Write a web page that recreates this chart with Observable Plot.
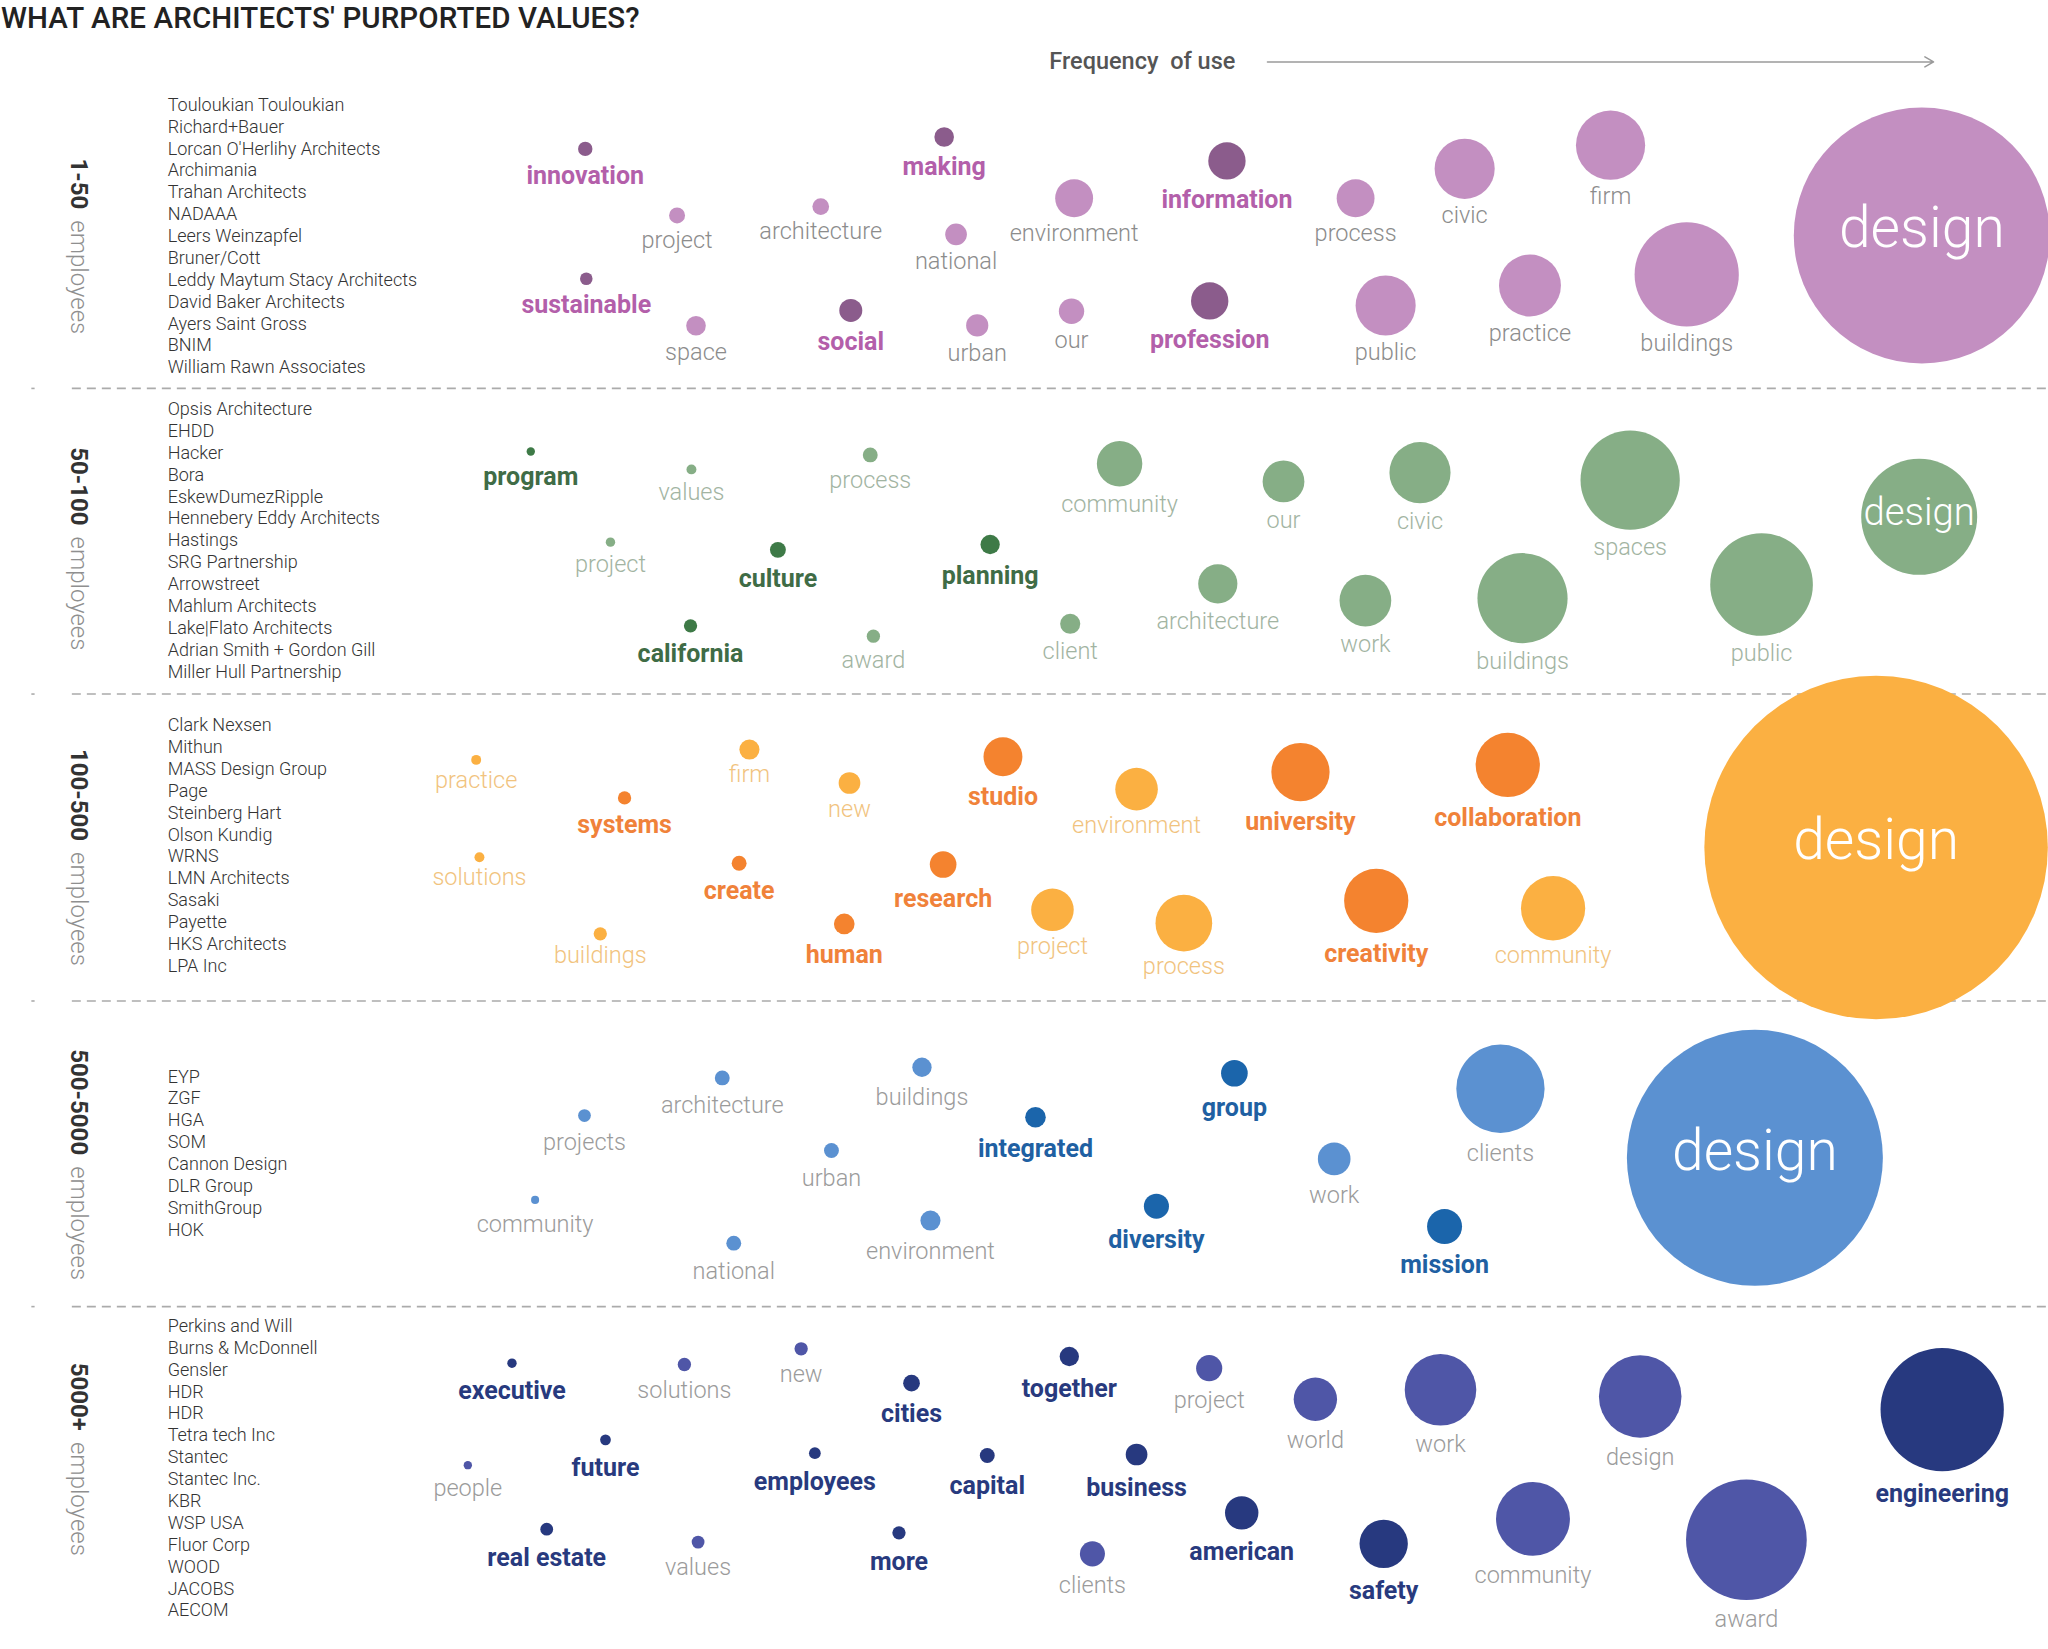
<!DOCTYPE html>
<html><head><meta charset="utf-8">
<script src="https://cdn.jsdelivr.net/npm/d3@7"></script>
<script src="https://cdn.jsdelivr.net/npm/@observablehq/plot@0.6"></script>
<style>
body{margin:0;background:#fff;}
#title{height:40px;box-sizing:border-box;padding-top:1px;font:500 29.5px Roboto,sans-serif;color:#222;line-height:34px;white-space:nowrap;padding-left:1px;letter-spacing:0.1px;}
</style></head><body>
<div id="title">WHAT ARE ARCHITECTS' PURPORTED VALUES?</div>
<div id="chart"></div>
<script>
// ---------- data ----------
const bandRanges = ["1-50", "50-100", "100-500", "500-5000", "5000+"];
const bandFirms = [
  ["Touloukian Touloukian","Richard+Bauer","Lorcan O'Herlihy Architects","Archimania","Trahan Architects","NADAAA","Leers Weinzapfel","Bruner/Cott","Leddy Maytum Stacy Architects","David Baker Architects","Ayers Saint Gross","BNIM","William Rawn Associates"],
  ["Opsis Architecture","EHDD","Hacker","Bora","EskewDumezRipple","Hennebery Eddy Architects","Hastings","SRG Partnership","Arrowstreet","Mahlum Architects","Lake|Flato Architects","Adrian Smith + Gordon Gill","Miller Hull Partnership"],
  ["Clark Nexsen","Mithun","MASS Design Group","Page","Steinberg Hart","Olson Kundig","WRNS","LMN Architects","Sasaki","Payette","HKS Architects","LPA Inc"],
  ["EYP","ZGF","HGA","SOM","Cannon Design","DLR Group","SmithGroup","HOK"],
  ["Perkins and Will","Burns & McDonnell","Gensler","HDR","HDR","Tetra tech Inc","Stantec","Stantec Inc.","KBR","WSP USA","Fluor Corp","WOOD","JACOBS","AECOM"]
];

// band 1: 1-50 employees
const b1Words = ["innovation","making","project","architecture","national","environment","information","process","civic","firm","design","sustainable","space","social","urban","our","profession","public","practice","buildings"];
const b1X = [447.7,722.5,518,628,731.6,822,939,1037.5,1121,1232.7,1471,448.5,532.5,651,747.8,820,925.8,1060.5,1171,1291];
const b1Y = [113.6,104.5,164.6,157.8,179,151.4,122.8,151.4,128.9,110.8,179.9,213,249,237.3,248.8,237.9,230,233.5,218.2,209.7];
const b1R = [5.5,7.5,6.1,6.4,8.3,14.5,14.3,14.5,23,26.5,98,4.8,7.5,8.8,8.5,9.7,14.3,23,23.7,39.9];
const b1Distinct = [1,1,0,0,0,0,1,0,0,0,0,1,0,1,0,0,1,0,0,0];

// band 2: 50-100 employees
const b2Words = ["program","values","process","community","our","civic","spaces","design","project","culture","planning","architecture","work","buildings","public","california","award","client"];
const b2X = [406,529,665.9,856.8,982.3,1086.8,1247.7,1469,467,595.2,757.7,932,1045,1165.3,1348.3,528.3,668.3,819];
const b2Y = [345.3,359,347.9,354.7,368.2,361.5,367.2,395.3,414.7,420.6,416.5,446.6,459.4,457.6,447.1,478.8,486.7,477.2];
const b2R = [3.2,3.8,5.7,17.4,16,23.4,38,44.4,3.6,6.1,7.4,15,19.8,34.5,39.3,5.1,5.1,7.7];
const b2Distinct = [1,0,0,0,0,0,0,0,0,1,1,0,0,0,0,1,0,0];

// band 3: 100-500 employees
const b3Words = ["practice","firm","new","studio","environment","university","collaboration","design","systems","solutions","create","research","project","process","creativity","community","buildings","human"];
const b3X = [364.2,573.4,650,767.5,869.8,995.3,1154,1436,477.8,366.7,565.5,721.7,805.4,906,1053.3,1188.7,459.2,646];
const b3Y = [581.4,573.5,599.1,579,603.8,590.7,585.3,648.5,610.5,655.9,660.5,661.5,696.2,706.4,689.3,695,714.6,707];
const b3R = [3.8,7.7,8.3,14.9,16.3,22.3,24.6,131.5,5.1,3.8,5.7,10.2,16.3,21.7,24.6,24.6,5.1,7.9];
const b3Distinct = [0,0,0,1,0,1,1,0,1,0,1,1,0,0,1,0,0,1];

// band 4: 500-5000 employees
const b4Words = ["projects","architecture","buildings","integrated","group","clients","design","urban","work","community","national","environment","diversity","mission"];
const b4X = [447.1,552.6,705.5,792.4,944.7,1148.4,1343.2,636.2,1021.1,409.3,561.4,712,885,1105.6];
const b4Y = [853.7,824.9,816.7,855,821.3,833.2,886.1,880.5,886.9,918.3,951.4,934.1,923.1,938.7];
const b4R = [4.9,5.7,7.4,7.9,10.2,33.8,98,5.7,12.5,3.1,5.7,7.7,9.6,13.4];
const b4Distinct = [0,0,0,1,1,0,0,0,0,0,0,0,1,1];

// band 5: 5000+ employees
const b5Words = ["executive","solutions","new","cities","together","project","world","work","design","engineering","people","future","employees","capital","business","american","safety","community","award","real estate","values","more","clients"];
const b5X = [391.6,523.6,613,697.5,818.3,925.4,1006.7,1102.5,1255.4,1486.6,357.8,463.2,623.5,755.5,869.8,950.3,1059,1173.3,1336.7,418.2,534.1,687.9,836];
const b5Y = [1043.3,1044.3,1032.3,1058.6,1038.2,1047.1,1070.9,1063.7,1068.8,1078.8,1121.4,1102,1112.2,1114,1113.2,1157.9,1181.6,1162.5,1178.5,1170.4,1180.3,1173.2,1189.3];
const b5R = [3.6,5.1,5.1,6.4,7.4,10,16.6,27.4,31.6,47.2,3.2,4.1,4.5,5.7,8.3,12.8,18.5,28.3,46.2,4.9,4.9,5.1,9.6];
const b5Distinct = [1,0,0,1,1,0,0,0,0,1,0,1,1,1,1,1,1,0,0,1,0,1,0];

// ---------- layout & style ----------
const S = 2048 / 1568;          // px per layout unit
const TITLE_H = 40;
const W = 2048, H = 1649 - TITLE_H;
const bandLight = ["#c38fc1","#86ae86","#fbb042","#5b91d1","#4f56a7"];
const bandDark  = ["#8b5c8c","#3e7a47","#f4832f","#1b65ab","#27397f"];
const bandBoldText = ["#b35faa","#3f6c46","#f0823a","#2060a2","#283a7e"];
const bandLightText = ["#8c8c8c","#a2b4a2","#f1c37e","#9b9b9b","#9b9b9b"];
const labelGap = [[18.5,21.5],[19.5,22.5],[17.5,22],[21.5,22.5],[20.5,23.5]];
const firmTop = [80, 313, 555, 824, 1015];
const firmStep = 16.75;
const bandLabelTop = [121, 342, 573, 803, 1043];
const separators = [297, 531, 766, 1000];

const bands = [
  [b1Words,b1X,b1Y,b1R,b1Distinct],
  [b2Words,b2X,b2Y,b2R,b2Distinct],
  [b3Words,b3X,b3Y,b3R,b3Distinct],
  [b4Words,b4X,b4Y,b4R,b4Distinct],
  [b5Words,b5X,b5Y,b5R,b5Distinct]
];
const rows = [];
bands.forEach(([w,x,y,r,d], b) => w.forEach((word, i) => rows.push({
  band: b, word, x: x[i], y: y[i], r: r[i], dark: !!d[i],
  fill: d[i] ? bandDark[b] : bandLight[b],
  inside: word === "design" && r[i] > 40
})));
rows.forEach(d => {
  d.ly = d.y + d.r + labelGap[d.band][d.dark ? 1 : 0];
  d.textFill = d.dark ? bandBoldText[d.band] : bandLightText[d.band];
  d.fs = Math.min(57, 0.66 * d.r * S);
  d.iy = d.y + 0.21 * d.fs / S;
});

const firms = [];
bandFirms.forEach((list, b) => list.forEach((name, i) => firms.push({name, x: 128, y: firmTop[b] + i * firmStep})));

const ctx = document.createElement("canvas").getContext("2d");
ctx.font = "700 24px Roboto";
const bandLab = bandRanges.map((t, b) => ({
  range: t, emp: "employees", x: 60,
  y1: bandLabelTop[b],
  y2: bandLabelTop[b] + (ctx.measureText(t).width + 11) / S
}));

const chart = Plot.plot({
  width: W, height: H, margin: 0,
  style: {fontFamily: "Roboto, sans-serif", background: "#fff"},
  x: {domain: [0, W / S], range: [0, W], axis: null},
  y: {domain: [TITLE_H / S, 1649 / S], range: [0, H], axis: null},
  r: {type: "linear", domain: [0, 150], range: [0, 150 * S]},
  color: {type: "identity"},
  marks: [
    Plot.ruleY(separators, {y: d => d, x1: 55, x2: 1568, stroke: "#ababab", strokeWidth: 1.6, strokeDasharray: "9,6"}),
    Plot.ruleY(separators, {y: d => d, x1: 24, x2: 26.5, stroke: "#ababab", strokeWidth: 1.6}),
    Plot.dot(rows, {x: "x", y: "y", r: "r", fill: "fill", stroke: null}),
    Plot.text(rows.filter(d => !d.dark && !d.inside), {x: "x", y: "ly", text: "word", fill: "textFill", fontSize: 23.5, fontWeight: 300, lineAnchor: "bottom"}),
    Plot.text(rows.filter(d => d.dark), {x: "x", y: "ly", text: "word", fill: "textFill", fontSize: 25, fontWeight: 700, lineAnchor: "bottom"}),
    Plot.text(rows.filter(d => d.inside), {x: "x", y: "iy", text: "word", fill: "#fff", fontSize: "fs", fontWeight: 300, lineAnchor: "bottom"}),
    Plot.text(firms, {x: "x", y: "y", text: "name", textAnchor: "start", lineAnchor: "middle", fontSize: 18, fontWeight: 300, fill: "#333"}),
    Plot.text(bandLab, {x: "x", y: "y1", text: "range", rotate: 90, textAnchor: "start", lineAnchor: "middle", fontSize: 24, fontWeight: 700, fill: "#333"}),
    Plot.text(bandLab, {x: "x", y: "y2", text: "emp", rotate: 90, textAnchor: "start", lineAnchor: "middle", fontSize: 24, fontWeight: 300, fill: "#8f8f8f"}),
    Plot.text(["Frequency  of use"], {x: 803, y: 47, text: d => d, textAnchor: "start", lineAnchor: "middle", fontSize: 23.5, fontWeight: 500, fill: "#555"}),
    Plot.arrow([{a: 970, b: 1480, y: 47}], {x1: "a", x2: "b", y1: "y", y2: "y", stroke: "#9a9a9a", strokeWidth: 1.5, headLength: 10, bend: 0})
  ]
});
chart.querySelectorAll("text").forEach(t => t.setAttribute("xml:space", "preserve"));
document.getElementById("chart").appendChild(chart);
</script></body></html>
++++++++
Aim of the task:
Filter the listing for the word "chart" and copy every line that holds it.

Response below:
Write a web page that recreates this chart with Observable Plot.
<div id="chart"></div>
const chart = Plot.plot({
chart.querySelectorAll("text").forEach(t => t.setAttribute("xml:space", "preserve"));
document.getElementById("chart").appendChild(chart);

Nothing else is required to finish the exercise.